Il est certain que les régimes d'Asie centrale vont regarder très attentivement les développements en cours en Ukraine. Ils savent, à la lumière des rapports de renseignement que Moscou a «déclassifiés» que la cloche sonne pour eux aussi. La décision prise par le Tadjikistan de bloquer la diffusion des radios Liberty et Free Europe, financées par le gouvernement US, est symptomatique des craintes latentes dans la région.

Une curieuse tournure de l'actuelle «révolution de couleur» en Ukraine est le fait que le renseignement US a organisé les ultra-nationalistes comme les fantassins pour monter le coup. Il se trouve que les régimes post-soviétiques d'Asie centrale, notamment en Ouzbékistan et au Kazakhstan, ont également encouragé (pour diverses raisons) les sentiments nationalistes à prendre racine dans la société, et cela pourrait venir les hanter si jamais les puissances étrangères cooptaient les ultra-nationalistes comme cela s'est passé en Ukraine.

Les événements en Ukraine soulignent la facilité avec laquelle des ressentiments populaires peuvent être exploitées par des puissances étrangères pour pousser au «changement de régime». A la surface, la région de l'Asie centrale reste calme, mais presque tous les éléments qui ont fait de l'Ukraine un volcan en attente d'éruption existent là également.

Les protestations au sujet de la présence militaire russe en Asie centrale, par conséquent, ont une énorme toile de fond géopolitique. La Russie estimait jusqu'à présent qu'elle d'un côté, et les USA et l'OTAN de l'autre, auraient une congruence d'intérêts pour réduire, voire éliminer, les facteurs d'instabilité qui affectent la sécurité et la stabilité en Asie centrale et en Afghanistan.

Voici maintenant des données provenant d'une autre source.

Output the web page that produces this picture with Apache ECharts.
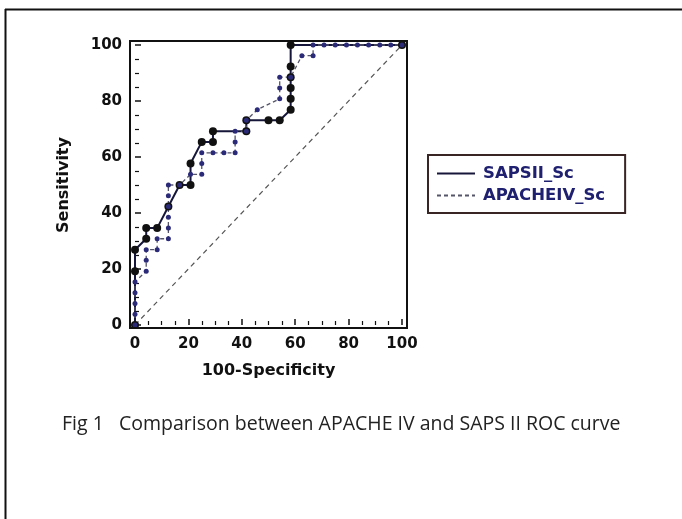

Mais les développements en Ukraine entraînent un changement de paradigme. Il suffit de dire qu’il est trop risqué pour le Kremlin de continuer à contempler  les USA et l'OTAN comme des partenaires bienveillants. Il ne peut avoir échappé à Moscou que l'auteur du fameux livre, Le Grand Echiquier, Zbigniew Brzezinski parle aujourd'hui ouvertement de mobilisation de l'OTAN, "déployant ses forces en Europe centrale afin que nous soyons en mesure de répondre si la guerre venait à éclater et à s'étendre."